Denote by $P=\{(x,x')\in X\times X\ |\ \pi(x)=\pi(x')\}$. I leave as an exercise that $P$ is an equivalence relationship.
First I will show that every closed equivalence relationship contains $P$.
Proof. Assume that $R\subseteq X\times X$ is a closed equivalence relationship. Consider the quotient space $X/R$. It is well known that it is Hausdorff ($X/{\sim}$ is Hausdorff if and only if $\sim$ is closed in $X \times X$). Now consider the projection
$$p:X\to X/R$$
$$p(x)=[x]$$
Since $X/R$ is Hausdorff then we can apply properties of $\pi$: there is a unique continuous map $\overline{p}:SX\to X/R$ such that $p(x)=\overline{p}(\pi(x))$. It follows that if $\pi(x)=\pi(x')$ then $p(x)=p(x')$. In other words if $(x,x')\in P$ then $(x,x')\in R$. Which is what we wanted to prove. $\Box$
Now we will show that $P$ itself is closed.

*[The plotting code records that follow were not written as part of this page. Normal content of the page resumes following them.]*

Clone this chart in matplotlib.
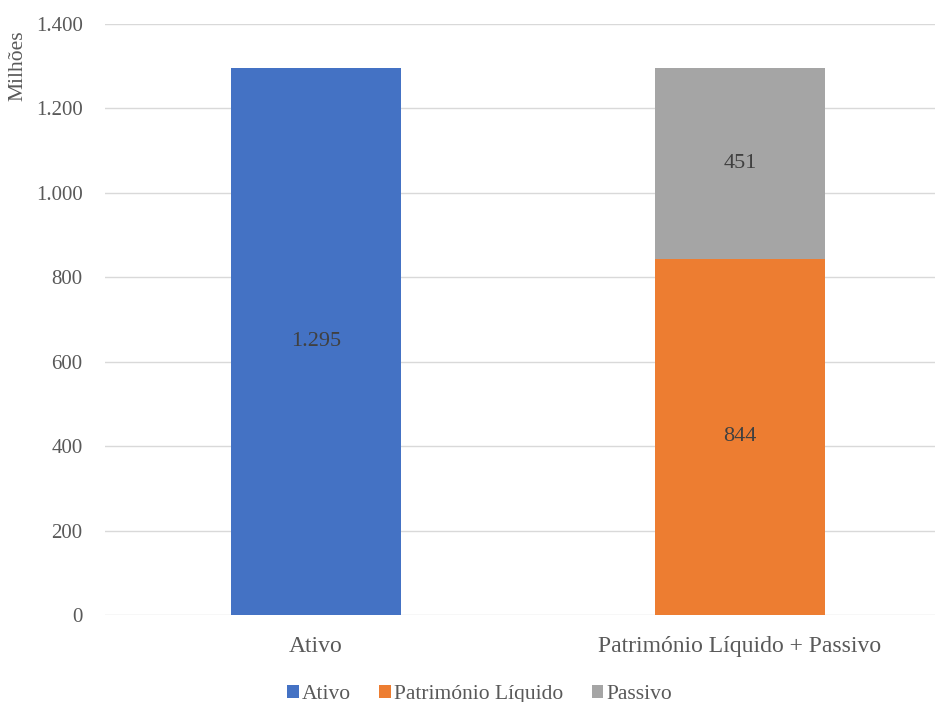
import matplotlib
matplotlib.use("Agg")
import matplotlib.pyplot as plt
from matplotlib.ticker import FuncFormatter
from matplotlib.patches import Patch

plt.rcParams['font.family'] = ['Liberation Serif', 'DejaVu Serif']

categories = ["Ativo", "Património Líquido + Passivo"]
ativo = [1295, 0]
pl = [0, 844]
passivo = [0, 451]
series_names = ["Ativo", "Património Líquido", "Passivo"]
colors = ["#4472C4", "#ED7D31", "#A5A5A5"]
yticks = [0, 200, 400, 600, 800, 1000, 1200, 1400]

fig = plt.figure(figsize=(9.37, 7.02), dpi=100)
ax = fig.add_axes([0.112, 0.124, 0.886, 0.842])

x = [0, 1]
w = 0.40
ax.bar(x, ativo, w, color=colors[0], zorder=3)
ax.bar(x, pl, w, color=colors[1], zorder=3)
ax.bar(x, passivo, w, bottom=pl, color=colors[2], zorder=3)

txtc = "#404040"
def fmt(v):
    return f"{int(v):,}".replace(",", ".")

ax.text(0, ativo[0] / 2, fmt(ativo[0]), ha="center", va="center", fontsize=16, color=txtc, zorder=4)
ax.text(1, pl[1] / 2, fmt(pl[1]), ha="center", va="center", fontsize=16, color=txtc, zorder=4)
ax.text(1, pl[1] + passivo[1] / 2, fmt(passivo[1]), ha="center", va="center", fontsize=16, color=txtc, zorder=4)

ax.set_xlim(-0.4976, 1.46)
ax.set_ylim(0, 1400)
ax.set_yticks(yticks)
ax.yaxis.set_major_formatter(FuncFormatter(lambda v, p: fmt(v)))
ax.set_xticks(x)
ax.set_xticklabels(categories)
ax.tick_params(axis="both", length=0, labelcolor="#595959")
ax.tick_params(axis="y", pad=16, labelsize=15)
ax.tick_params(axis="x", pad=15, labelsize=17)
ax.grid(axis="y", color="#D9D9D9", linewidth=1, zorder=0)
for s in ax.spines.values():
    s.set_visible(False)

fig.text(0.019, 0.957, "Milhões", rotation=90, ha="center", va="top", fontsize=15.5, color="#595959")

handles = [Patch(facecolor=c, edgecolor="none") for c in colors]
fig.legend(handles, series_names, loc="center", bbox_to_anchor=(0.512, 0.011), ncol=3, frameon=False,
           fontsize=15.5, handlelength=0.55, handleheight=0.55, handletextpad=0.15, columnspacing=1.3,
           labelcolor="#595959")

fig.savefig("out.png", dpi=100)
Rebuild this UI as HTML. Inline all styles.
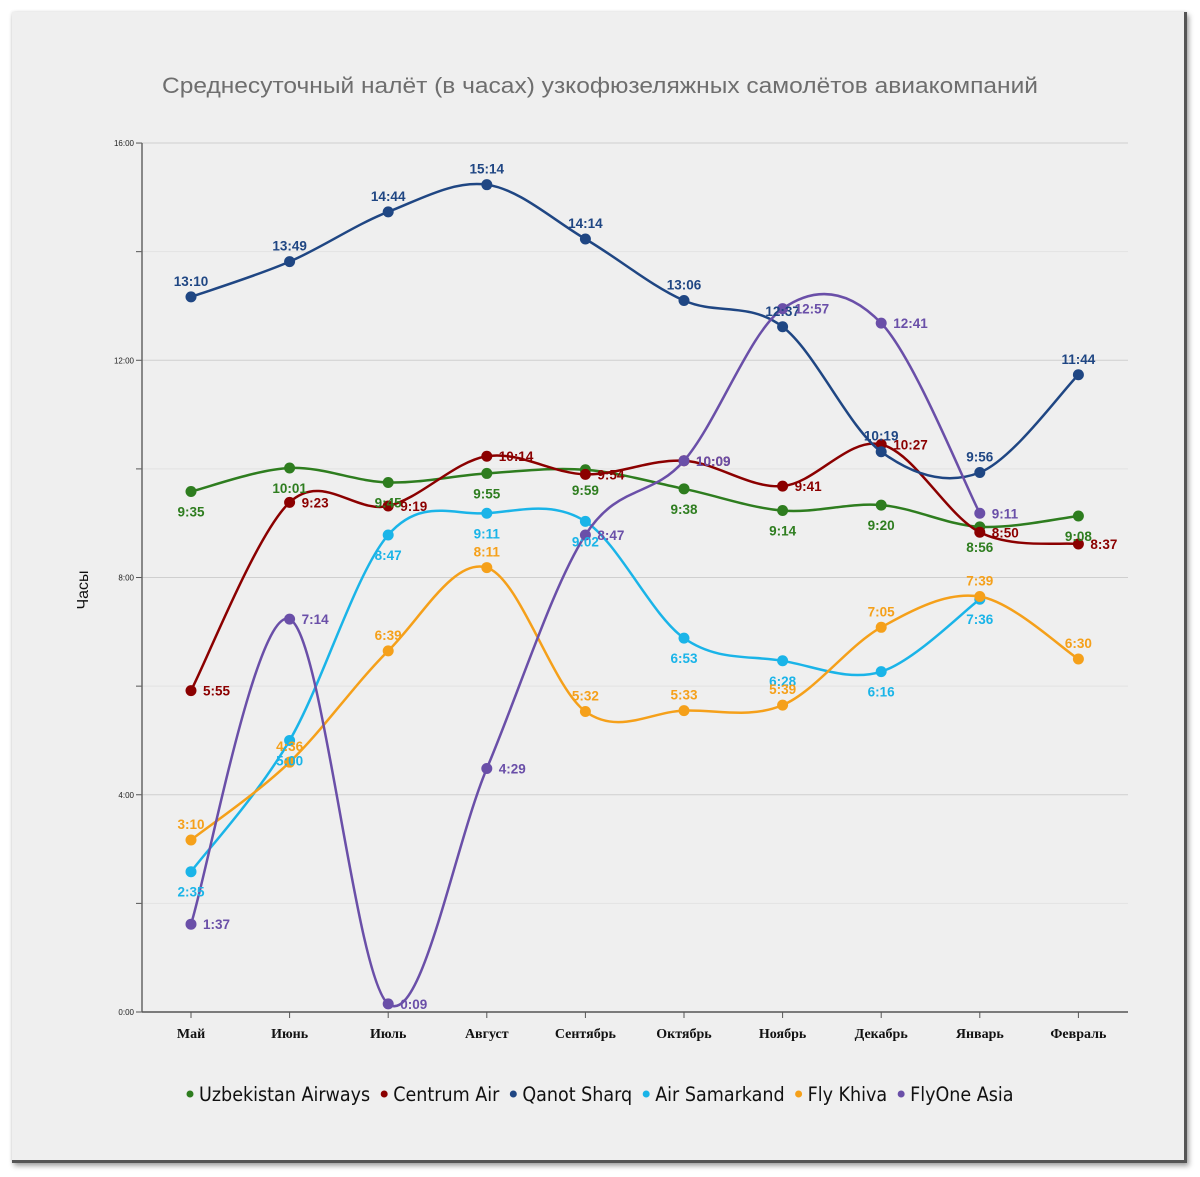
<!DOCTYPE html>
<html><head><meta charset="utf-8">
<style>
html,body{margin:0;padding:0;background:#fff;width:1200px;height:1177px;overflow:hidden}
#card{position:absolute;left:12px;top:12px;width:1172px;height:1148px;background:#efefef;border-right:3px solid #555;border-bottom:3px solid #555;box-shadow:2px 3px 5px rgba(0,0,0,0.35),0 0 3px rgba(0,0,0,0.12)}
svg{position:absolute;left:0;top:0}
</style></head>
<body>
<div id="card"></div>
<svg id="chart" width="1200" height="1177" font-family="'Liberation Sans', sans-serif">
<text x="600" y="93" text-anchor="middle" font-size="22" fill="#6e6e6e" textLength="876" lengthAdjust="spacingAndGlyphs">Среднесуточный налёт (в часах) узкофюзеляжных самолётов авиакомпаний</text>
<text transform="translate(88,590) rotate(-90)" text-anchor="middle" font-size="16" fill="#111">Часы</text>
<g id="grid"></g><g id="axes"></g><g id="series"></g><g id="labels"></g><g id="legend"></g>
</svg>
<script>
const categories=["Май","Июнь","Июль","Август","Сентябрь","Октябрь","Ноябрь","Декабрь","Январь","Февраль"];
const yTicks=[0,2,4,6,8,10,12,14,16];
const yTickLabels=["0:00","","4:00","","8:00","","12:00","","16:00"];
const seriesNames=["Uzbekistan Airways","Centrum Air","Qanot Sharq","Air Samarkand","Fly Khiva","FlyOne Asia"];
const seriesColors=["#2e7d1f","#8b0000","#1f4683","#1ab4e8","#f5a01a","#6a4fa8"];
const uzbekistan=["9:35","10:01","9:45","9:55","9:59","9:38","9:14","9:20","8:56","9:08"];
const centrum=["5:55","9:23","9:19","10:14","9:54","10:09","9:41","10:27","8:50","8:37"];
const qanot=["13:10","13:49","14:44","15:14","14:14","13:06","12:37","10:19","9:56","11:44"];
const samarkand=["2:35","5:00","8:47","9:11","9:02","6:53","6:28","6:16","7:36",null];
const khiva=["3:10","4:36","6:39","8:11","5:32","5:33","5:39","7:05","7:39","6:30"];
const flyone=["1:37","7:14","0:09","4:29","8:47","10:09","12:57","12:41","9:11",null];
const labelPos=["b","r","t","b","t","r"];
const NS="http://www.w3.org/2000/svg";
const X0=191,DX=98.6,Y0=1012,YH=54.31,LEFT=142,RIGHT=1128;
function xs(i){return X0+i*DX;}
function ys(h){return Y0-h*YH;}
function toH(s){const p=s.split(":");return +p[0]+ +p[1]/60;}
function mk(tag,attrs,parent){const e=document.createElementNS(NS,tag);for(const k in attrs)e.setAttribute(k,attrs[k]);parent.appendChild(e);return e;}
const grid=document.getElementById('grid'),axes=document.getElementById('axes');
yTicks.forEach((t,i)=>{
  const y=ys(t);
  if(t>0){const g=mk('line',{x1:LEFT,x2:RIGHT,y1:y,y2:y,stroke:t%4==0?'#cfcfcf':'#e2e2e2','stroke-width':1},grid);
  
  }
  mk('line',{x1:LEFT-6,x2:LEFT,y1:y,y2:y,stroke:'#555','stroke-width':1},axes);
  if(yTickLabels[i]){const tx=mk('text',{x:LEFT-8,y:y+3,'text-anchor':'end','font-size':8,fill:'#222'},axes);tx.textContent=yTickLabels[i];
  
  }
});
mk('line',{x1:LEFT,x2:LEFT,y1:ys(16),y2:Y0,stroke:'#666','stroke-width':1.5},axes);
mk('line',{x1:LEFT,x2:RIGHT,y1:Y0,y2:Y0,stroke:'#555','stroke-width':1.5},axes);
categories.forEach((c,i)=>{
  mk('line',{x1:xs(i),x2:xs(i),y1:Y0,y2:Y0+6,stroke:'#555'},axes);
  const t=mk('text',{x:xs(i),y:Y0+26,'text-anchor':'middle','font-size':14,'font-weight':'bold','font-family':"'Liberation Serif', serif",fill:'#111'},axes);
  t.textContent=c;
  
  
});
const all=[uzbekistan,centrum,qanot,samarkand,khiva,flyone];
const sg=document.getElementById('series'),lg=document.getElementById('labels');
all.forEach((data,si)=>{
  const col=seriesColors[si];
  const pts=[];data.forEach((v,i)=>{if(v!==null)pts.push([xs(i),ys(toH(v)),v]);});
  let d="M"+pts[0][0]+","+pts[0][1];
  for(let i=0;i<pts.length-1;i++){
    const p0=pts[Math.max(0,i-1)],p1=pts[i],p2=pts[i+1],p3=pts[Math.min(pts.length-1,i+2)];
    const c1x=p1[0]+(p2[0]-p0[0])/6,c1y=p1[1]+(p2[1]-p0[1])/6;
    const c2x=p2[0]-(p3[0]-p1[0])/6,c2y=p2[1]-(p3[1]-p1[1])/6;
    d+=" C"+c1x+","+c1y+" "+c2x+","+c2y+" "+p2[0]+","+p2[1];
  }
  const path=mk('path',{d:d,fill:'none',stroke:col,'stroke-width':2.5},sg);
  
  
  pts.forEach(p=>{
    const c=mk('circle',{cx:p[0],cy:p[1],r:5.5,fill:col},sg);
    
    
    const pos=labelPos[si];
    let a={'font-size':13.5,'font-weight':'bold',fill:col};
    if(pos=='t'){a.x=p[0];a.y=p[1]-11;a['text-anchor']='middle';}
    else if(pos=='b'){a.x=p[0];a.y=p[1]+25;a['text-anchor']='middle';}
    else{a.x=p[0]+12;a.y=p[1]+5;a['text-anchor']='start';}
    const t=mk('text',a,lg);t.textContent=p[2];
    
    
  });
});
const leg=document.getElementById('legend');
let lx=186;
seriesNames.forEach((n,i)=>{
  const gi=mk('g',{},leg);
  
  
  mk('circle',{cx:lx+4,cy:1094,r:3.5,fill:seriesColors[i]},gi);
  const t=mk('text',{x:lx+13,y:1101,'font-size':19.5,fill:'#111','font-family':"'DejaVu Sans Condensed','DejaVu Sans', sans-serif"},gi);
  t.textContent=n;
  lx+=t.getComputedTextLength()+23;
});
</script>
</body></html>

Proof. Assume that $(u,v)\in (X\times X)\backslash P$. In particular $\pi(u)\neq \pi(v)$ and since $SX$ is Hausdorff then there are two open, disjoint neighbourhoods $U$ of $\pi(u)$ and $V$ of $\pi(v)$ in $SX$. Since these are disjoint then so are $\pi^{-1}(U)$ and $\pi^{-1}(V)$, and in fact $\pi(x)\neq \pi(y)$ for $x\in \pi^{-1}(U)$ and $y\in \pi^{-1}(V)$. This shows that $\pi^{-1}(U)\times \pi^{-1}(V)$ is an open neighbourhood of $(u,v)$ disjoint from $P$. By the arbitrary choice of $(u,v)$ we conclude that $(X\times X)\backslash P$ is open, and so $P$ is closed. $\Box$
Now since $P$ is closed and contains every other closed equivalence relationship, then $P$ has to be the smallest one among them.
Note that $X$ being compact is irrelevant in all of this.